━━━ Data ━━━

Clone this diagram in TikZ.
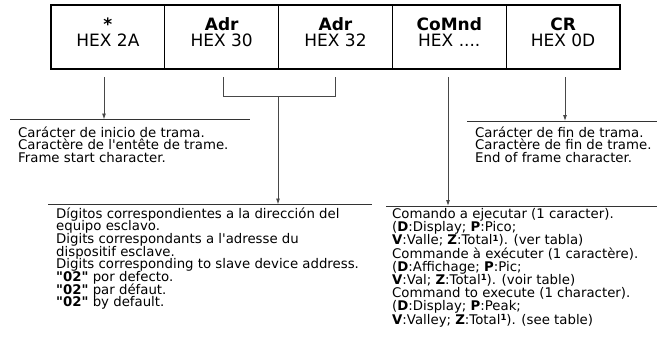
\documentclass[tikz,border=0pt]{standalone}
\usepackage{fontspec}
\newfontfamily\tah{DejaVu Sans}
\usetikzlibrary{arrows.meta}
\newcommand\desctext[2][12.7bp]{\parbox[t]{420bp}{\raggedright\tah\fontsize{13.3bp}{#1}\selectfont\lineskiplimit=-100bp\lineskip=0pt #2}}
\newcommand\hdrtext[2]{\parbox[t]{110bp}{\centering\tah\fontsize{17bp}{16bp}\selectfont\textbf{#1}\\#2}}
\newcommand\supone{\raisebox{3.6bp}{\fontsize{8.5bp}{8.5bp}\selectfont\bfseries 1}}
\begin{document}
\begin{tikzpicture}[x=1bp,y=-1bp,
  cell/.style={draw=black, line width=1.3bp, minimum width=113.8bp, minimum height=64bp, inner sep=0pt, outer sep=0pt},
  frame/.style={draw=black, line width=2.6bp},
  hdr/.style={anchor=base, inner sep=0pt},
  conn/.style={draw=black!72, line width=0.9bp},
  arr/.style={conn, -{Latex[length=6bp,width=4bp]}},
  rule/.style={draw=black!80, line width=0.9bp},
  desc/.style={anchor=base west, inner sep=0pt}]
\useasboundingbox (0,0) rectangle (659,357);
% frame cells
\node[cell] (c1) at (107.9,37) {};
\node[cell] (c2) at (221.7,37) {};
\node[cell] (c3) at (335.5,37) {};
\node[cell] (c4) at (449.3,37) {};
\node[cell] (c5) at (563.1,37) {};
\draw[frame] (c1.north west) rectangle (c5.south east);
% headers
\node[hdr] (h1) at (107.9,30) {\hdrtext{*}{HEX 2A}};
\node[hdr] (h2) at (221.7,30) {\hdrtext{Adr}{HEX 30}};
\node[hdr] (h3) at (335.5,30) {\hdrtext{Adr}{HEX 32}};
\node[hdr] (h4) at (449.3,30) {\hdrtext{CoMnd}{HEX ....}};
\node[hdr] (h5) at (563.1,30) {\hdrtext{CR}{HEX 0D}};
% start character
\coordinate (s1) at (104,77);
\coordinate (e1) at (104,119.5);
\coordinate (r1a) at (10,119.5);
\coordinate (r1b) at (250,119.5);
\draw[arr] (s1) -- (e1);
\draw[rule] (r1a) -- (r1b);
\node[desc] (t1) at (18,137) {\desctext{Carácter de inicio de trama.\\
Caractère de l'entête de trame.\\
Frame start character.}};
% address bracket
\coordinate (b1) at (223,77);
\coordinate (b2) at (335,77);
\coordinate (b3) at (278,96.5);
\coordinate (e2) at (278,204.5);
\coordinate (r2a) at (48,204.5);
\coordinate (r2b) at (372,204.5);
\draw[conn] (b1) |- (b3) -| (b2);
\draw[arr] (b3) -- (e2);
\draw[rule] (r2a) -- (r2b);
\node[desc] (t3) at (56,218) {\desctext{Dígitos correspondientes a la dirección del\\
equipo esclavo.\\
Digits correspondants a l'adresse du\\
dispositif esclave.\\
Digits corresponding to slave device address.\\
\textbf{"02"} por defecto.\\
\textbf{"02"} par défaut.\\
\textbf{"02"} by default.}};
% command
\coordinate (s4) at (448,77);
\coordinate (e4) at (448,206);
\coordinate (r4a) at (386,206);
\coordinate (r4b) at (657,206);
\draw[arr] (s4) -- (e4);
\draw[rule] (r4a) -- (r4b);
\node[desc] (t4) at (392,218.5) {\desctext[13.2bp]{Comando a ejecutar (1 caracter).\\
(\textbf{D}:Display; \textbf{P}:Pico;\\
\textbf{V}:Valle; \textbf{Z}:Total\supone). (ver tabla)\\
Commande à exécuter (1 caractère).\\
(\textbf{D}:Affichage; \textbf{P}:Pic;\\
\textbf{V}:Val; \textbf{Z}:Total\supone). (voir table)\\
Command to execute (1 character).\\
(\textbf{D}:Display; \textbf{P}:Peak;\\
\textbf{V}:Valley; \textbf{Z}:Total\supone). (see table)}};
% end character
\coordinate (s5) at (565,77);
\coordinate (e5) at (565,121);
\coordinate (r5a) at (467,121);
\coordinate (r5b) at (657,121);
\draw[arr] (s5) -- (e5);
\draw[rule] (r5a) -- (r5b);
\node[desc] (t5) at (475,137) {\desctext{Carácter de fin de trama.\\
Caractère de fin de trame.\\
End of frame character.}};
\end{tikzpicture}
\end{document}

━━━

* **Stated goal**: Copy out the listing exactly as it stands, but not the pictures.

* **Finished task**:
Clone this diagram in TikZ.
\documentclass[tikz,border=0pt]{standalone}
\usepackage{fontspec}
\newfontfamily\tah{DejaVu Sans}
\usetikzlibrary{arrows.meta}
\newcommand\desctext[2][12.7bp]{\parbox[t]{420bp}{\raggedright\tah\fontsize{13.3bp}{#1}\selectfont\lineskiplimit=-100bp\lineskip=0pt #2}}
\newcommand\hdrtext[2]{\parbox[t]{110bp}{\centering\tah\fontsize{17bp}{16bp}\selectfont\textbf{#1}\\#2}}
\newcommand\supone{\raisebox{3.6bp}{\fontsize{8.5bp}{8.5bp}\selectfont\bfseries 1}}
\begin{document}
\begin{tikzpicture}[x=1bp,y=-1bp,
  cell/.style={draw=black, line width=1.3bp, minimum width=113.8bp, minimum height=64bp, inner sep=0pt, outer sep=0pt},
  frame/.style={draw=black, line width=2.6bp},
  hdr/.style={anchor=base, inner sep=0pt},
  conn/.style={draw=black!72, line width=0.9bp},
  arr/.style={conn, -{Latex[length=6bp,width=4bp]}},
  rule/.style={draw=black!80, line width=0.9bp},
  desc/.style={anchor=base west, inner sep=0pt}]
\useasboundingbox (0,0) rectangle (659,357);
% frame cells
\node[cell] (c1) at (107.9,37) {};
\node[cell] (c2) at (221.7,37) {};
\node[cell] (c3) at (335.5,37) {};
\node[cell] (c4) at (449.3,37) {};
\node[cell] (c5) at (563.1,37) {};
\draw[frame] (c1.north west) rectangle (c5.south east);
% headers
\node[hdr] (h1) at (107.9,30) {\hdrtext{*}{HEX 2A}};
\node[hdr] (h2) at (221.7,30) {\hdrtext{Adr}{HEX 30}};
\node[hdr] (h3) at (335.5,30) {\hdrtext{Adr}{HEX 32}};
\node[hdr] (h4) at (449.3,30) {\hdrtext{CoMnd}{HEX ....}};
\node[hdr] (h5) at (563.1,30) {\hdrtext{CR}{HEX 0D}};
% start character
\coordinate (s1) at (104,77);
\coordinate (e1) at (104,119.5);
\coordinate (r1a) at (10,119.5);
\coordinate (r1b) at (250,119.5);
\draw[arr] (s1) -- (e1);
\draw[rule] (r1a) -- (r1b);
\node[desc] (t1) at (18,137) {\desctext{Carácter de inicio de trama.\\
Caractère de l'entête de trame.\\
Frame start character.}};
% address bracket
\coordinate (b1) at (223,77);
\coordinate (b2) at (335,77);
\coordinate (b3) at (278,96.5);
\coordinate (e2) at (278,204.5);
\coordinate (r2a) at (48,204.5);
\coordinate (r2b) at (372,204.5);
\draw[conn] (b1) |- (b3) -| (b2);
\draw[arr] (b3) -- (e2);
\draw[rule] (r2a) -- (r2b);
\node[desc] (t3) at (56,218) {\desctext{Dígitos correspondientes a la dirección del\\
equipo esclavo.\\
Digits correspondants a l'adresse du\\
dispositif esclave.\\
Digits corresponding to slave device address.\\
\textbf{"02"} por defecto.\\
\textbf{"02"} par défaut.\\
\textbf{"02"} by default.}};
% command
\coordinate (s4) at (448,77);
\coordinate (e4) at (448,206);
\coordinate (r4a) at (386,206);
\coordinate (r4b) at (657,206);
\draw[arr] (s4) -- (e4);
\draw[rule] (r4a) -- (r4b);
\node[desc] (t4) at (392,218.5) {\desctext[13.2bp]{Comando a ejecutar (1 caracter).\\
(\textbf{D}:Display; \textbf{P}:Pico;\\
\textbf{V}:Valle; \textbf{Z}:Total\supone). (ver tabla)\\
Commande à exécuter (1 caractère).\\
(\textbf{D}:Affichage; \textbf{P}:Pic;\\
\textbf{V}:Val; \textbf{Z}:Total\supone). (voir table)\\
Command to execute (1 character).\\
(\textbf{D}:Display; \textbf{P}:Peak;\\
\textbf{V}:Valley; \textbf{Z}:Total\supone). (see table)}};
% end character
\coordinate (s5) at (565,77);
\coordinate (e5) at (565,121);
\coordinate (r5a) at (467,121);
\coordinate (r5b) at (657,121);
\draw[arr] (s5) -- (e5);
\draw[rule] (r5a) -- (r5b);
\node[desc] (t5) at (475,137) {\desctext{Carácter de fin de trama.\\
Caractère de fin de trame.\\
End of frame character.}};
\end{tikzpicture}
\end{document}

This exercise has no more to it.